Alejandro Vidal | Jueves 24 de marzo de 2016
Estuve en el 0-5 al Real Madrid en el Santiago Bernabéu. Si. El Mallorca había jugado por la mañana, creo que en Vallecas –aunque no estoy seguro- y conseguimos unas invitaciones para la grada alta de uno de los fondos. Cruyff sólo marcó un gol, eso lo recuerdo. El resto Sotil, Asensi y puede que Juan Carlos. Tampoco le hacía falta. Todo el equipo giraba a su alrededor.
Unos años después viajó con el Barça para jugar el Trofeo Ciudad de Palma, en pleno mes de agosto. Santiago Coll, a la sazón presidente de la Gran Penya Blaugrana, me prometió una entrevista con el ídolo. Subí al hotel Son Vida y, en efecto, me recibió. Aquel día había escrito que los culés disputarían el torneo con sus suplentes, lo cual así sucedió, pero cuando supo que era yo quien habia adelantado aquella noticia, me dijo que no quería hablar conmigo y regresé a la redacción con el rabo entre las piernas.
Ya retirado, volví a coincidir con él en un acto de presentación de la escuela de gestores de instalaciones deportivas que lleva su nombre.
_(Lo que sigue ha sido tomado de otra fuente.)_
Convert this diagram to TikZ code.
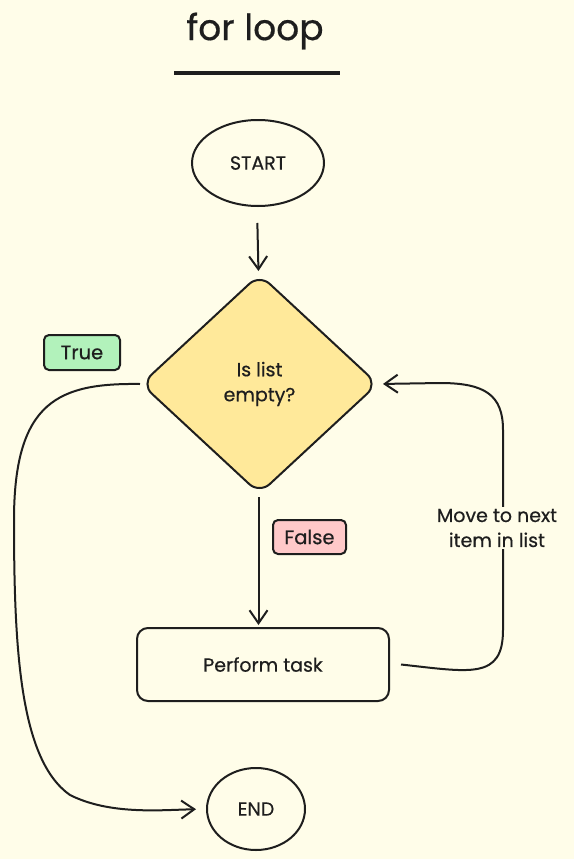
\documentclass[tikz,border=0pt]{standalone}
\usepackage{fontspec}
\setmainfont{Poppins}[FakeBold=0.5]
\usetikzlibrary{shapes.geometric,arrows.meta}
\definecolor{bg}{HTML}{FFFDE9}
\definecolor{ink}{HTML}{1E1E1E}
\definecolor{yel}{HTML}{FFE99A}
\definecolor{grn}{HTML}{B2F2BB}
\definecolor{pnk}{HTML}{FFC9C9}
\tikzset{
  shp/.style={draw=ink, line width=2pt, text=ink, font=\fontsize{19}{25}\selectfont, align=center},
  oval/.style={shp, ellipse, inner sep=0pt},
  tag/.style={draw=ink, line width=2pt, rounded corners=5pt, text=ink, font=\fontsize{19.5}{20}\selectfont, inner sep=0pt},
  conn/.style={draw=ink, line width=2pt, -{Straight Barb[length=13pt,width=18pt,line width=2pt]}},
}
\begin{document}
\begin{tikzpicture}[x=1pt,y=-1pt]
\fill[bg] (0,0) rectangle (574,859);
\useasboundingbox (0,0) rectangle (574,859);
% title
\node[text=ink, font=\fontsize{36}{40}\selectfont] (title) at (255,31) {for loop};
\draw[ink, line width=3pt] (174,73) -- (340,73);
% nodes
\node[oval, minimum width=132pt, minimum height=86pt] (start) at (258,163) {START};
\node[shp, diamond, fill=yel, minimum width=237pt, minimum height=220pt, inner sep=0pt, rounded corners=14pt] (dec) at (259.5,384) {Is list\\empty?};
\node[shp, rectangle, rounded corners=11pt, minimum width=252pt, minimum height=73pt] (task) at (263,664.5) {Perform task};
\node[oval, minimum width=98pt, minimum height=82pt] (end) at (256,809) {END};
\node[tag, fill=grn, minimum width=76pt, minimum height=35pt] (true) at (82,352.5) {True};
\node[tag, fill=pnk, minimum width=73pt, minimum height=34pt] (false) at (309.5,537) {False};
% connectors
\draw[conn, shorten <=16pt, shorten >=2pt] ([xshift=-1pt]start.south) -- ([xshift=-1pt]dec.north);
\draw[conn, shorten <=2pt, shorten >=2pt] ([xshift=-1pt]dec.south) -- ([xshift=-1pt]dec.south |- task.north);
\draw[conn, shorten >=10pt] (dec.west) .. controls (60,383) and (14,400) .. (14,520)
  .. controls (14,650) and (20,760) .. (70,795) .. controls (110,815) and (160,810) .. (end.west);
\draw[conn, shorten >=4pt] ([xshift=11pt]task.east) .. controls (470,672) and (503,680) .. (503,630)
  -- (503,430) .. controls (503,395) and (485,383) .. (440,383) -- (dec.east);
\node[fill=bg, text=ink, font=\fontsize{19}{25}\selectfont, align=center, inner sep=2pt] (lbl) at (497,528) {Move to next\\item in list};
\end{tikzpicture}
\end{document}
Fue mucho más cordial y, en su conferencia, defendió que los directivos de los clubs deberían haber sido antes jugadores profesionales. Beckenbauer o Hoeness, incluso Rummenigge seguiría ese ejemplo escasamente enraizado, aunque fuera una gran verdad que, sin embargo, no explicaría su buena relación con Joan Laporta, a quien tanto apoyó para su asalto a la presidencia culé.
El holandés fue uno de los más grandes de todos los tiempos, sin duda. Tal vez el equivalente en el fútbol a los Beatles en el mundo de la música. Cambió muchas cosas y conceptos arcaicos. Pero como todo genio tuvo sus contradicciones. Ni él mismo quiso ocupar el sillón de un dirigente según su propia recomendación. Y en el terreno de juego, la saga se extinguió.